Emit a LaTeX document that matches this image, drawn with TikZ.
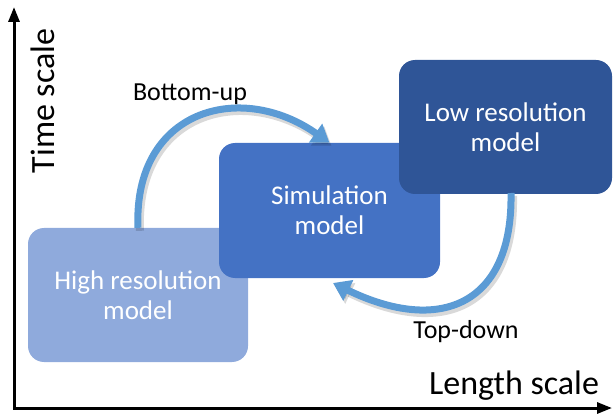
\documentclass[tikz,border=0pt]{standalone}
\usepackage{fontspec}
\setmainfont{Carlito}
\usetikzlibrary{arrows.meta}
\definecolor{hiblue}{HTML}{8FAADC}
\definecolor{simblue}{HTML}{4472C4}
\definecolor{loblue}{HTML}{2F5597}
\definecolor{arrblue}{HTML}{5B9BD5}
\begin{document}
\begin{tikzpicture}[x=1pt,y=-1pt,
  box/.style={rounded corners=16pt, text=white, align=center,
    font=\fontsize{27}{30}\selectfont, inner sep=0pt},
  lbl/.style={font=\fontsize{26}{30}\selectfont, inner sep=0pt},
  axlbl/.style={font=\fontsize{34}{40}\selectfont, inner sep=0pt},
  axis/.style={line width=3pt, line join=miter,
    {Triangle[length=15pt,width=11pt]}-{Triangle[length=15pt,width=11pt]}},
  flow/.style={line width=7pt, arrblue, -{Triangle[length=17pt,width=22pt]}},
  flowshadow/.style={line width=8pt, black, opacity=0.15,
    transform canvas={xshift=2pt,yshift=-3pt}, -{Triangle[length=17pt,width=22pt]}}]
\useasboundingbox (0,0) rectangle (613,414);

% axes
\coordinate (O) at (14,408);
\coordinate (Ytip) at (14,7);
\coordinate (Xtip) at (612,408);
\draw[axis] (Ytip) -- (O) -- (Xtip);

% boxes
\node[box, fill=hiblue, minimum width=220pt, minimum height=134pt] (hi) at (138,295) {High resolution\\model};
\node[box, fill=simblue, minimum width=221pt, minimum height=135pt] (sim) at (329.5,210.5) {Simulation\\model};
\node[box, fill=loblue, minimum width=213pt, minimum height=134pt] (lo) at (505.5,127) {Low resolution\\model};

% flow arrows
\coordinate (tdstart) at (511,193);
\coordinate (tdend) at (333,283);
\draw[flowshadow] (hi.north) .. controls (133,110) and (240,80) .. (sim.north);
\draw[flowshadow] (tdstart) .. controls (513,305) and (440,335) .. (tdend);
\draw[flow] (hi.north) .. controls (133,110) and (240,80) .. (sim.north);
\draw[flow] (tdstart) .. controls (513,305) and (440,335) .. (tdend);

% labels
\node[lbl] (bu) at (190,94) {Bottom-up};
\node[lbl] (td) at (466,332) {Top-down};
\node[axlbl, rotate=90] (ts) at (43,101) {Time scale};
\node[axlbl] (ls) at (514,386) {Length scale};
\end{tikzpicture}
\end{document}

◆ EXERCISE OBJECTIVE: Copy out all the data exactly; skip the pictures.

◆ COMPLETED TASK:
Emit a LaTeX document that matches this image, drawn with TikZ.
\documentclass[tikz,border=0pt]{standalone}
\usepackage{fontspec}
\setmainfont{Carlito}
\usetikzlibrary{arrows.meta}
\definecolor{hiblue}{HTML}{8FAADC}
\definecolor{simblue}{HTML}{4472C4}
\definecolor{loblue}{HTML}{2F5597}
\definecolor{arrblue}{HTML}{5B9BD5}
\begin{document}
\begin{tikzpicture}[x=1pt,y=-1pt,
  box/.style={rounded corners=16pt, text=white, align=center,
    font=\fontsize{27}{30}\selectfont, inner sep=0pt},
  lbl/.style={font=\fontsize{26}{30}\selectfont, inner sep=0pt},
  axlbl/.style={font=\fontsize{34}{40}\selectfont, inner sep=0pt},
  axis/.style={line width=3pt, line join=miter,
    {Triangle[length=15pt,width=11pt]}-{Triangle[length=15pt,width=11pt]}},
  flow/.style={line width=7pt, arrblue, -{Triangle[length=17pt,width=22pt]}},
  flowshadow/.style={line width=8pt, black, opacity=0.15,
    transform canvas={xshift=2pt,yshift=-3pt}, -{Triangle[length=17pt,width=22pt]}}]
\useasboundingbox (0,0) rectangle (613,414);

% axes
\coordinate (O) at (14,408);
\coordinate (Ytip) at (14,7);
\coordinate (Xtip) at (612,408);
\draw[axis] (Ytip) -- (O) -- (Xtip);

% boxes
\node[box, fill=hiblue, minimum width=220pt, minimum height=134pt] (hi) at (138,295) {High resolution\\model};
\node[box, fill=simblue, minimum width=221pt, minimum height=135pt] (sim) at (329.5,210.5) {Simulation\\model};
\node[box, fill=loblue, minimum width=213pt, minimum height=134pt] (lo) at (505.5,127) {Low resolution\\model};

% flow arrows
\coordinate (tdstart) at (511,193);
\coordinate (tdend) at (333,283);
\draw[flowshadow] (hi.north) .. controls (133,110) and (240,80) .. (sim.north);
\draw[flowshadow] (tdstart) .. controls (513,305) and (440,335) .. (tdend);
\draw[flow] (hi.north) .. controls (133,110) and (240,80) .. (sim.north);
\draw[flow] (tdstart) .. controls (513,305) and (440,335) .. (tdend);

% labels
\node[lbl] (bu) at (190,94) {Bottom-up};
\node[lbl] (td) at (466,332) {Top-down};
\node[axlbl, rotate=90] (ts) at (43,101) {Time scale};
\node[axlbl] (ls) at (514,386) {Length scale};
\end{tikzpicture}
\end{document}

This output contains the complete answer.